-- begin LISTING --

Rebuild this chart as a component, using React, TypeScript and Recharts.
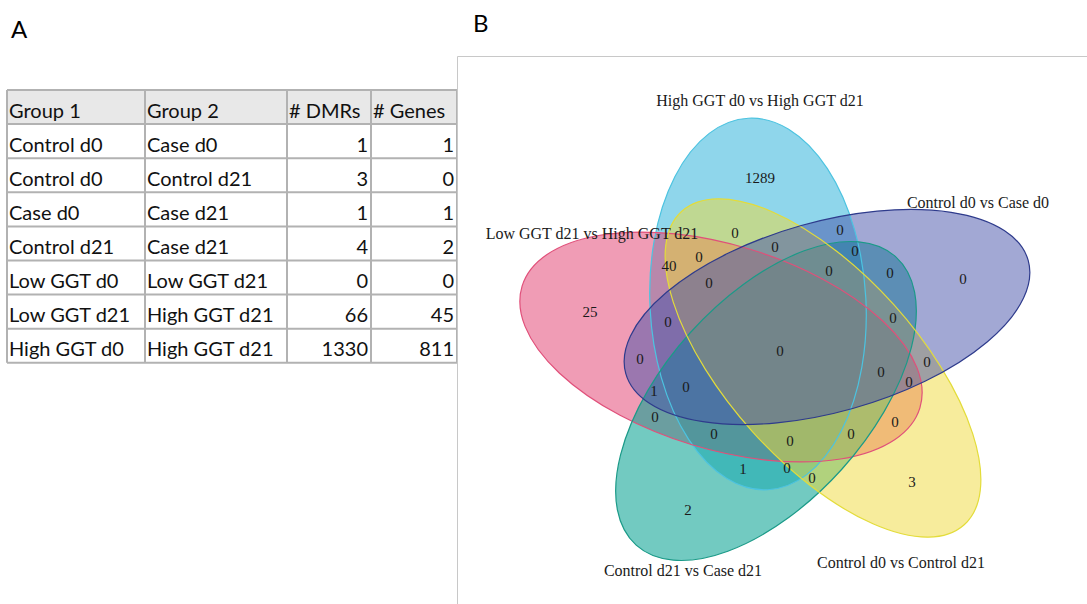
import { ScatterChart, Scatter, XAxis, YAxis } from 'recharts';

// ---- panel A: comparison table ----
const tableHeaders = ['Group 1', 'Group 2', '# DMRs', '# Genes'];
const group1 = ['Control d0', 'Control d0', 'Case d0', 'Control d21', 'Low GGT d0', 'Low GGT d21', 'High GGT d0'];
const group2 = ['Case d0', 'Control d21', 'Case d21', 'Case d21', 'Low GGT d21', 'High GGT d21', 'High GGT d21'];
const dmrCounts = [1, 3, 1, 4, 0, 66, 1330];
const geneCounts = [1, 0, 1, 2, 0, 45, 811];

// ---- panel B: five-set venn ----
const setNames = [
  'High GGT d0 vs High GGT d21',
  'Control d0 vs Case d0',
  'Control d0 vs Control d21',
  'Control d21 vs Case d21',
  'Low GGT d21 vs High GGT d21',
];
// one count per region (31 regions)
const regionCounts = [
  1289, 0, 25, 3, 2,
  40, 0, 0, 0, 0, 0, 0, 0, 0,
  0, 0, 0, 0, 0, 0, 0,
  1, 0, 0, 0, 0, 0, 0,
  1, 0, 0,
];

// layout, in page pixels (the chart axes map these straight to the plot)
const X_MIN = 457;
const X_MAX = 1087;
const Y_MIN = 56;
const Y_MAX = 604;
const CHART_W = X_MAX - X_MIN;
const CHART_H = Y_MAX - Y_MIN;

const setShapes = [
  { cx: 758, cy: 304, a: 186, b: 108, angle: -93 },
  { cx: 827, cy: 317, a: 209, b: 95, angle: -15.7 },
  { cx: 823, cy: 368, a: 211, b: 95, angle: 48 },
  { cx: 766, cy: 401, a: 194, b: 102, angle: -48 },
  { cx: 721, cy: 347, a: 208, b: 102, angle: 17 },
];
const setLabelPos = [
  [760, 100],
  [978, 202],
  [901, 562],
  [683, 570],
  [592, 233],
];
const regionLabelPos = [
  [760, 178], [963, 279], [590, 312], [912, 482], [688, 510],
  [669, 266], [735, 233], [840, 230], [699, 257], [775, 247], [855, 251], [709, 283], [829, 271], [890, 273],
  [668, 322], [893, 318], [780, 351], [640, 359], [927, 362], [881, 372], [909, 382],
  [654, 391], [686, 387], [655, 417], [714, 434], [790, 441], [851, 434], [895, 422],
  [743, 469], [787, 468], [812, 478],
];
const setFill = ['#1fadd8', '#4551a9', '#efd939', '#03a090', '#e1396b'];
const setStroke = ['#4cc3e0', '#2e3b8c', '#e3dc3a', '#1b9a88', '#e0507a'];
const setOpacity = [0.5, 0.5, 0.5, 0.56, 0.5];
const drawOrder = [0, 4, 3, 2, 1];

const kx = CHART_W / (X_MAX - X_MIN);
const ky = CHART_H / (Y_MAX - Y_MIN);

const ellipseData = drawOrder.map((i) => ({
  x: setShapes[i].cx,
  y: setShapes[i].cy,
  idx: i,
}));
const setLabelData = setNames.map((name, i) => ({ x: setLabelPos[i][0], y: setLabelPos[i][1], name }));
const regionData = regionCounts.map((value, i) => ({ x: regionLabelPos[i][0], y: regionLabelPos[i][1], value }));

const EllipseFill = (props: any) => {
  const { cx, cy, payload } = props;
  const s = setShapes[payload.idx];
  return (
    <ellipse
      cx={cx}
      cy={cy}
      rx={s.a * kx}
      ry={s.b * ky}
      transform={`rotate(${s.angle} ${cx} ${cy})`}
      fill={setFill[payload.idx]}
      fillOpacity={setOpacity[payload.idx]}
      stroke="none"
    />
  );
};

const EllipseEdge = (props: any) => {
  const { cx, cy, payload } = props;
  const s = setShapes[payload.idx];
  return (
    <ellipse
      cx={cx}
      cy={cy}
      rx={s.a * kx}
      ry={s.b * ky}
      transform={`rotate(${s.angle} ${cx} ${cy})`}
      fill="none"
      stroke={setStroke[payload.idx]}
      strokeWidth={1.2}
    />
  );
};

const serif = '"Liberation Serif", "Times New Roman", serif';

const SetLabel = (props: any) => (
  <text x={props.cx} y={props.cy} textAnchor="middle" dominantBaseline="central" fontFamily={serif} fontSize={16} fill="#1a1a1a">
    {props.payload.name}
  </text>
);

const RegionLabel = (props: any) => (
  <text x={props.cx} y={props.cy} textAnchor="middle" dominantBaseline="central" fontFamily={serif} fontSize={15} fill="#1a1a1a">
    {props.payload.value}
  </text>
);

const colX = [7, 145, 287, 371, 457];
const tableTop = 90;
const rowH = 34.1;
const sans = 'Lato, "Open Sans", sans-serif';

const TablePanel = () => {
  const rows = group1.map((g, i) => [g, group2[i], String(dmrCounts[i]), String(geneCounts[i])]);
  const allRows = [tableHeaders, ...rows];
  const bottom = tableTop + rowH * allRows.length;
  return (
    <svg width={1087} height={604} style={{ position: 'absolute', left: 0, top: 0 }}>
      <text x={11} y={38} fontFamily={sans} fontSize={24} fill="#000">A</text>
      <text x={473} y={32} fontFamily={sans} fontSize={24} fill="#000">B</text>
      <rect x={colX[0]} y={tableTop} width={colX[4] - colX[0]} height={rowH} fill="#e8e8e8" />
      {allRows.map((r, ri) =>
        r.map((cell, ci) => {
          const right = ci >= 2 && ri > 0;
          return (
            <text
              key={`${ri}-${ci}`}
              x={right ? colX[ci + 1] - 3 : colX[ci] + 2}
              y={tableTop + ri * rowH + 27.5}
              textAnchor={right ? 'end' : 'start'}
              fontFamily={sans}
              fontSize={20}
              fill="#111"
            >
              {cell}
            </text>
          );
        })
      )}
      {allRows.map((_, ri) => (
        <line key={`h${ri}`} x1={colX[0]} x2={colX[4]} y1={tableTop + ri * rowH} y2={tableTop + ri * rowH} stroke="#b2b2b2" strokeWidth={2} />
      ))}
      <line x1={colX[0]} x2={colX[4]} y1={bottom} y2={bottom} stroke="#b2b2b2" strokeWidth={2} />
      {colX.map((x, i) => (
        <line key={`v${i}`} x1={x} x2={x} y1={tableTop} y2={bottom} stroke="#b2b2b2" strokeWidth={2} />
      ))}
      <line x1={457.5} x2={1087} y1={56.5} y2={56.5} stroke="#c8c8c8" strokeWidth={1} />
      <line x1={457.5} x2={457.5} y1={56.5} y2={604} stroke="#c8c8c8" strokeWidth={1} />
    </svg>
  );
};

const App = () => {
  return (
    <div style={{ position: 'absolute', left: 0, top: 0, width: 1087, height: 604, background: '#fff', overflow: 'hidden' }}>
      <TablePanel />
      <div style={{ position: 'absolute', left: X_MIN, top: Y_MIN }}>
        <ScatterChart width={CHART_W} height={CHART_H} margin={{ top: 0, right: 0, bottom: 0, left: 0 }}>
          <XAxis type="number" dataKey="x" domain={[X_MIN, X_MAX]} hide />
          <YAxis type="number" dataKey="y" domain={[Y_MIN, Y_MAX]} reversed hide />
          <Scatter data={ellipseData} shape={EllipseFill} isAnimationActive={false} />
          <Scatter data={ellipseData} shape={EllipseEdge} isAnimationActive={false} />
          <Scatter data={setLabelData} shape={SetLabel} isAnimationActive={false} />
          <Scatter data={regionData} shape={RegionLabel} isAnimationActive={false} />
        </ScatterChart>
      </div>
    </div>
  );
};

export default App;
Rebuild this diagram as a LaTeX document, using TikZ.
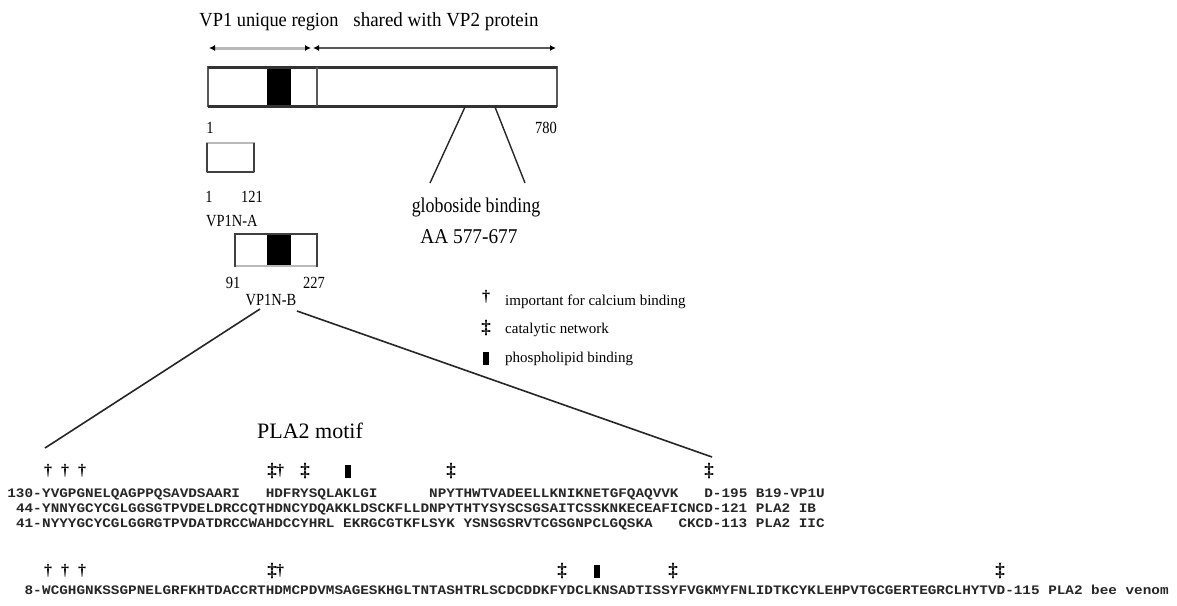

-- end LISTING --

The data should be printed again unchanged; leave its pictures out.

Rebuild this chart as a component, using React, TypeScript and Recharts.
import { ScatterChart, Scatter, XAxis, YAxis } from 'recharts';

// ---- panel A: comparison table ----
const tableHeaders = ['Group 1', 'Group 2', '# DMRs', '# Genes'];
const group1 = ['Control d0', 'Control d0', 'Case d0', 'Control d21', 'Low GGT d0', 'Low GGT d21', 'High GGT d0'];
const group2 = ['Case d0', 'Control d21', 'Case d21', 'Case d21', 'Low GGT d21', 'High GGT d21', 'High GGT d21'];
const dmrCounts = [1, 3, 1, 4, 0, 66, 1330];
const geneCounts = [1, 0, 1, 2, 0, 45, 811];

// ---- panel B: five-set venn ----
const setNames = [
  'High GGT d0 vs High GGT d21',
  'Control d0 vs Case d0',
  'Control d0 vs Control d21',
  'Control d21 vs Case d21',
  'Low GGT d21 vs High GGT d21',
];
// one count per region (31 regions)
const regionCounts = [
  1289, 0, 25, 3, 2,
  40, 0, 0, 0, 0, 0, 0, 0, 0,
  0, 0, 0, 0, 0, 0, 0,
  1, 0, 0, 0, 0, 0, 0,
  1, 0, 0,
];

// layout, in page pixels (the chart axes map these straight to the plot)
const X_MIN = 457;
const X_MAX = 1087;
const Y_MIN = 56;
const Y_MAX = 604;
const CHART_W = X_MAX - X_MIN;
const CHART_H = Y_MAX - Y_MIN;

const setShapes = [
  { cx: 758, cy: 304, a: 186, b: 108, angle: -93 },
  { cx: 827, cy: 317, a: 209, b: 95, angle: -15.7 },
  { cx: 823, cy: 368, a: 211, b: 95, angle: 48 },
  { cx: 766, cy: 401, a: 194, b: 102, angle: -48 },
  { cx: 721, cy: 347, a: 208, b: 102, angle: 17 },
];
const setLabelPos = [
  [760, 100],
  [978, 202],
  [901, 562],
  [683, 570],
  [592, 233],
];
const regionLabelPos = [
  [760, 178], [963, 279], [590, 312], [912, 482], [688, 510],
  [669, 266], [735, 233], [840, 230], [699, 257], [775, 247], [855, 251], [709, 283], [829, 271], [890, 273],
  [668, 322], [893, 318], [780, 351], [640, 359], [927, 362], [881, 372], [909, 382],
  [654, 391], [686, 387], [655, 417], [714, 434], [790, 441], [851, 434], [895, 422],
  [743, 469], [787, 468], [812, 478],
];
const setFill = ['#1fadd8', '#4551a9', '#efd939', '#03a090', '#e1396b'];
const setStroke = ['#4cc3e0', '#2e3b8c', '#e3dc3a', '#1b9a88', '#e0507a'];
const setOpacity = [0.5, 0.5, 0.5, 0.56, 0.5];
const drawOrder = [0, 4, 3, 2, 1];

const kx = CHART_W / (X_MAX - X_MIN);
const ky = CHART_H / (Y_MAX - Y_MIN);

const ellipseData = drawOrder.map((i) => ({
  x: setShapes[i].cx,
  y: setShapes[i].cy,
  idx: i,
}));
const setLabelData = setNames.map((name, i) => ({ x: setLabelPos[i][0], y: setLabelPos[i][1], name }));
const regionData = regionCounts.map((value, i) => ({ x: regionLabelPos[i][0], y: regionLabelPos[i][1], value }));

const EllipseFill = (props: any) => {
  const { cx, cy, payload } = props;
  const s = setShapes[payload.idx];
  return (
    <ellipse
      cx={cx}
      cy={cy}
      rx={s.a * kx}
      ry={s.b * ky}
      transform={`rotate(${s.angle} ${cx} ${cy})`}
      fill={setFill[payload.idx]}
      fillOpacity={setOpacity[payload.idx]}
      stroke="none"
    />
  );
};

const EllipseEdge = (props: any) => {
  const { cx, cy, payload } = props;
  const s = setShapes[payload.idx];
  return (
    <ellipse
      cx={cx}
      cy={cy}
      rx={s.a * kx}
      ry={s.b * ky}
      transform={`rotate(${s.angle} ${cx} ${cy})`}
      fill="none"
      stroke={setStroke[payload.idx]}
      strokeWidth={1.2}
    />
  );
};

const serif = '"Liberation Serif", "Times New Roman", serif';

const SetLabel = (props: any) => (
  <text x={props.cx} y={props.cy} textAnchor="middle" dominantBaseline="central" fontFamily={serif} fontSize={16} fill="#1a1a1a">
    {props.payload.name}
  </text>
);

const RegionLabel = (props: any) => (
  <text x={props.cx} y={props.cy} textAnchor="middle" dominantBaseline="central" fontFamily={serif} fontSize={15} fill="#1a1a1a">
    {props.payload.value}
  </text>
);

const colX = [7, 145, 287, 371, 457];
const tableTop = 90;
const rowH = 34.1;
const sans = 'Lato, "Open Sans", sans-serif';

const TablePanel = () => {
  const rows = group1.map((g, i) => [g, group2[i], String(dmrCounts[i]), String(geneCounts[i])]);
  const allRows = [tableHeaders, ...rows];
  const bottom = tableTop + rowH * allRows.length;
  return (
    <svg width={1087} height={604} style={{ position: 'absolute', left: 0, top: 0 }}>
      <text x={11} y={38} fontFamily={sans} fontSize={24} fill="#000">A</text>
      <text x={473} y={32} fontFamily={sans} fontSize={24} fill="#000">B</text>
      <rect x={colX[0]} y={tableTop} width={colX[4] - colX[0]} height={rowH} fill="#e8e8e8" />
      {allRows.map((r, ri) =>
        r.map((cell, ci) => {
          const right = ci >= 2 && ri > 0;
          return (
            <text
              key={`${ri}-${ci}`}
              x={right ? colX[ci + 1] - 3 : colX[ci] + 2}
              y={tableTop + ri * rowH + 27.5}
              textAnchor={right ? 'end' : 'start'}
              fontFamily={sans}
              fontSize={20}
              fill="#111"
            >
              {cell}
            </text>
          );
        })
      )}
      {allRows.map((_, ri) => (
        <line key={`h${ri}`} x1={colX[0]} x2={colX[4]} y1={tableTop + ri * rowH} y2={tableTop + ri * rowH} stroke="#b2b2b2" strokeWidth={2} />
      ))}
      <line x1={colX[0]} x2={colX[4]} y1={bottom} y2={bottom} stroke="#b2b2b2" strokeWidth={2} />
      {colX.map((x, i) => (
        <line key={`v${i}`} x1={x} x2={x} y1={tableTop} y2={bottom} stroke="#b2b2b2" strokeWidth={2} />
      ))}
      <line x1={457.5} x2={1087} y1={56.5} y2={56.5} stroke="#c8c8c8" strokeWidth={1} />
      <line x1={457.5} x2={457.5} y1={56.5} y2={604} stroke="#c8c8c8" strokeWidth={1} />
    </svg>
  );
};

const App = () => {
  return (
    <div style={{ position: 'absolute', left: 0, top: 0, width: 1087, height: 604, background: '#fff', overflow: 'hidden' }}>
      <TablePanel />
      <div style={{ position: 'absolute', left: X_MIN, top: Y_MIN }}>
        <ScatterChart width={CHART_W} height={CHART_H} margin={{ top: 0, right: 0, bottom: 0, left: 0 }}>
          <XAxis type="number" dataKey="x" domain={[X_MIN, X_MAX]} hide />
          <YAxis type="number" dataKey="y" domain={[Y_MIN, Y_MAX]} reversed hide />
          <Scatter data={ellipseData} shape={EllipseFill} isAnimationActive={false} />
          <Scatter data={ellipseData} shape={EllipseEdge} isAnimationActive={false} />
          <Scatter data={setLabelData} shape={SetLabel} isAnimationActive={false} />
          <Scatter data={regionData} shape={RegionLabel} isAnimationActive={false} />
        </ScatterChart>
      </div>
    </div>
  );
};

export default App;
Rebuild this diagram as a LaTeX document, using TikZ.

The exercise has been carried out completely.